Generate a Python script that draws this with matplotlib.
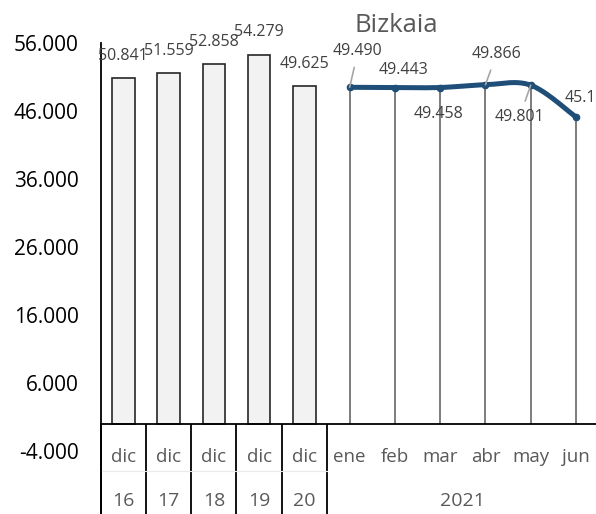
import numpy as np
import matplotlib
matplotlib.use("Agg")
import matplotlib.pyplot as plt

plt.rcParams['font.family'] = ['Open Sans', 'DejaVu Sans']

# ---------------- data ----------------
month_labels = ["dic", "dic", "dic", "dic", "dic", "ene", "feb", "mar", "abr", "may", "jun"]
year_labels = ["16", "17", "18", "19", "20"]
year_group_label = "2021"
bar_values = [50841, 51559, 52858, 54279, 49625]
line_values = [49490, 49443, 49458, 49866, 49801, 45120]
y_ticks = [-4000, 6000, 16000, 26000, 36000, 46000, 56000]
title = "Bizkaia"

# ---------------- layout ----------------
W, H = 596, 514
fig = plt.figure(figsize=(W / 100, H / 100), dpi=100)
left_px, right_px = 100.7, 598.6
top_px, zero_px = 43, 424
ax = fig.add_axes([left_px / W, 0, (right_px - left_px) / W, (H - top_px) / H])
scale = (zero_px - top_px) / 56000.0
ybot = -(H - zero_px) / scale
ax.set_ylim(ybot, 56000)
ax.set_xlim(-0.5, 10.5)


def ypx(px):
    return (zero_px - px) / scale


n_bars = len(bar_values)
bar_x = np.arange(n_bars)
line_x = np.arange(n_bars, n_bars + len(line_values))

# bars
ax.bar(bar_x, bar_values, width=0.5, color="#F2F2F2", edgecolor="#262626",
       linewidth=1.2, zorder=2)
for x, v in zip(bar_x, bar_values):
    ax.annotate(f"{v:,.0f}".replace(",", "."), (x, v), xytext=(0, 16),
                textcoords="offset points", ha="center", va="center",
                fontsize=11.5, color="#404040", zorder=5)

# drop lines
ax.vlines(line_x, 0, line_values, color="#595959", linewidth=1.1, zorder=2)

# smoothed line (Bezier through points, Excel-like smoothing)
P = np.column_stack([np.array(line_x, float), np.array(line_values, float)])
Pe = np.vstack([P[0], P, P[-1]])
curve = []
t = np.linspace(0, 1, 40)[:, None]
for i in range(len(P) - 1):
    p0, p1, p2, p3 = Pe[i], Pe[i + 1], Pe[i + 2], Pe[i + 3]
    c1 = p1 + (p2 - p0) / 6.0
    c2 = p2 - (p3 - p1) / 6.0
    seg = ((1 - t) ** 3) * p1 + 3 * ((1 - t) ** 2) * t * c1 + 3 * (1 - t) * t ** 2 * c2 + t ** 3 * p2
    curve.append(seg)
curve = np.vstack(curve)
ax.plot(curve[:, 0], curve[:, 1], color="#1F4E79", linewidth=3.6,
        solid_capstyle="butt", zorder=4)
ax.plot(line_x, line_values, linestyle="none", marker="o", markersize=4.5,
        color="#1F4E79", zorder=4)

# line labels (offsets in points)
offsets = [(6, 26, True), (6, 13, False), (-1, -19, False), (8, 22, True),
           (-8, -23, True), (-8, 14, False)]
for (x, v), (dx, dy, lead) in zip(zip(line_x, line_values), offsets):
    kw = {}
    if lead:
        kw["arrowprops"] = dict(arrowstyle="-", color="#A6A6A6", lw=1.2,
                                shrinkA=4, shrinkB=0)
    ha = "left" if x == line_x[-1] else "center"
    ax.annotate(f"{v:,.0f}".replace(",", "."), (x, v), xytext=(dx, dy),
                textcoords="offset points", ha=ha, va="center",
                fontsize=11.5, color="#404040", zorder=5, **kw)

# spines
for s in ["top", "right"]:
    ax.spines[s].set_visible(False)
ax.spines["left"].set_color("black")
ax.spines["left"].set_linewidth(1.3)
ax.spines["bottom"].set_position(("data", 0))
ax.spines["bottom"].set_color("black")
ax.spines["bottom"].set_linewidth(1.3)

# y ticks
ax.set_yticks(y_ticks)
ax.set_yticklabels([f"{v:,.0f}".replace(",", ".") for v in y_ticks])
ax.tick_params(axis="y", length=0, pad=16, labelsize=15, labelcolor="black")

# x ticks: category labels + group separators
ax.set_xticks(np.arange(len(month_labels)))
ax.set_xticklabels(month_labels)
ax.tick_params(axis="x", which="major", length=0, pad=17, labelsize=13.5,
               labelcolor="#595959")
ax.set_xticks(np.arange(-0.5, n_bars, 1.0), minor=True)
ax.tick_params(axis="x", which="minor", length=(H - zero_px) * 0.72, width=1.3,
               color="black", direction="out")

# second level labels
for x, lab in zip(bar_x, year_labels):
    ax.text(x, ypx(501), lab, ha="center", va="center", fontsize=14,
            color="#595959")
ax.text((line_x[0] + line_x[-1]) / 2, ypx(501), year_group_label, ha="center",
        va="center", fontsize=14, color="#595959")
ax.plot([-0.5, n_bars - 0.5], [ypx(471), ypx(471)], color="#EBEBEB",
        linewidth=0.8, clip_on=False)

fig.text(396 / W, 1 - 25 / H, title, ha="center", va="center", fontsize=18.5,
         color="#595959")

fig.savefig("out.png", dpi=100)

Your objective ▸ Every line above should be repeated exactly; pictures stay out of the copy.

Response ▸
Generate a Python script that draws this with matplotlib.
import numpy as np
import matplotlib
matplotlib.use("Agg")
import matplotlib.pyplot as plt

plt.rcParams['font.family'] = ['Open Sans', 'DejaVu Sans']

# ---------------- data ----------------
month_labels = ["dic", "dic", "dic", "dic", "dic", "ene", "feb", "mar", "abr", "may", "jun"]
year_labels = ["16", "17", "18", "19", "20"]
year_group_label = "2021"
bar_values = [50841, 51559, 52858, 54279, 49625]
line_values = [49490, 49443, 49458, 49866, 49801, 45120]
y_ticks = [-4000, 6000, 16000, 26000, 36000, 46000, 56000]
title = "Bizkaia"

# ---------------- layout ----------------
W, H = 596, 514
fig = plt.figure(figsize=(W / 100, H / 100), dpi=100)
left_px, right_px = 100.7, 598.6
top_px, zero_px = 43, 424
ax = fig.add_axes([left_px / W, 0, (right_px - left_px) / W, (H - top_px) / H])
scale = (zero_px - top_px) / 56000.0
ybot = -(H - zero_px) / scale
ax.set_ylim(ybot, 56000)
ax.set_xlim(-0.5, 10.5)


def ypx(px):
    return (zero_px - px) / scale


n_bars = len(bar_values)
bar_x = np.arange(n_bars)
line_x = np.arange(n_bars, n_bars + len(line_values))

# bars
ax.bar(bar_x, bar_values, width=0.5, color="#F2F2F2", edgecolor="#262626",
       linewidth=1.2, zorder=2)
for x, v in zip(bar_x, bar_values):
    ax.annotate(f"{v:,.0f}".replace(",", "."), (x, v), xytext=(0, 16),
                textcoords="offset points", ha="center", va="center",
                fontsize=11.5, color="#404040", zorder=5)

# drop lines
ax.vlines(line_x, 0, line_values, color="#595959", linewidth=1.1, zorder=2)

# smoothed line (Bezier through points, Excel-like smoothing)
P = np.column_stack([np.array(line_x, float), np.array(line_values, float)])
Pe = np.vstack([P[0], P, P[-1]])
curve = []
t = np.linspace(0, 1, 40)[:, None]
for i in range(len(P) - 1):
    p0, p1, p2, p3 = Pe[i], Pe[i + 1], Pe[i + 2], Pe[i + 3]
    c1 = p1 + (p2 - p0) / 6.0
    c2 = p2 - (p3 - p1) / 6.0
    seg = ((1 - t) ** 3) * p1 + 3 * ((1 - t) ** 2) * t * c1 + 3 * (1 - t) * t ** 2 * c2 + t ** 3 * p2
    curve.append(seg)
curve = np.vstack(curve)
ax.plot(curve[:, 0], curve[:, 1], color="#1F4E79", linewidth=3.6,
        solid_capstyle="butt", zorder=4)
ax.plot(line_x, line_values, linestyle="none", marker="o", markersize=4.5,
        color="#1F4E79", zorder=4)

# line labels (offsets in points)
offsets = [(6, 26, True), (6, 13, False), (-1, -19, False), (8, 22, True),
           (-8, -23, True), (-8, 14, False)]
for (x, v), (dx, dy, lead) in zip(zip(line_x, line_values), offsets):
    kw = {}
    if lead:
        kw["arrowprops"] = dict(arrowstyle="-", color="#A6A6A6", lw=1.2,
                                shrinkA=4, shrinkB=0)
    ha = "left" if x == line_x[-1] else "center"
    ax.annotate(f"{v:,.0f}".replace(",", "."), (x, v), xytext=(dx, dy),
                textcoords="offset points", ha=ha, va="center",
                fontsize=11.5, color="#404040", zorder=5, **kw)

# spines
for s in ["top", "right"]:
    ax.spines[s].set_visible(False)
ax.spines["left"].set_color("black")
ax.spines["left"].set_linewidth(1.3)
ax.spines["bottom"].set_position(("data", 0))
ax.spines["bottom"].set_color("black")
ax.spines["bottom"].set_linewidth(1.3)

# y ticks
ax.set_yticks(y_ticks)
ax.set_yticklabels([f"{v:,.0f}".replace(",", ".") for v in y_ticks])
ax.tick_params(axis="y", length=0, pad=16, labelsize=15, labelcolor="black")

# x ticks: category labels + group separators
ax.set_xticks(np.arange(len(month_labels)))
ax.set_xticklabels(month_labels)
ax.tick_params(axis="x", which="major", length=0, pad=17, labelsize=13.5,
               labelcolor="#595959")
ax.set_xticks(np.arange(-0.5, n_bars, 1.0), minor=True)
ax.tick_params(axis="x", which="minor", length=(H - zero_px) * 0.72, width=1.3,
               color="black", direction="out")

# second level labels
for x, lab in zip(bar_x, year_labels):
    ax.text(x, ypx(501), lab, ha="center", va="center", fontsize=14,
            color="#595959")
ax.text((line_x[0] + line_x[-1]) / 2, ypx(501), year_group_label, ha="center",
        va="center", fontsize=14, color="#595959")
ax.plot([-0.5, n_bars - 0.5], [ypx(471), ypx(471)], color="#EBEBEB",
        linewidth=0.8, clip_on=False)

fig.text(396 / W, 1 - 25 / H, title, ha="center", va="center", fontsize=18.5,
         color="#595959")

fig.savefig("out.png", dpi=100)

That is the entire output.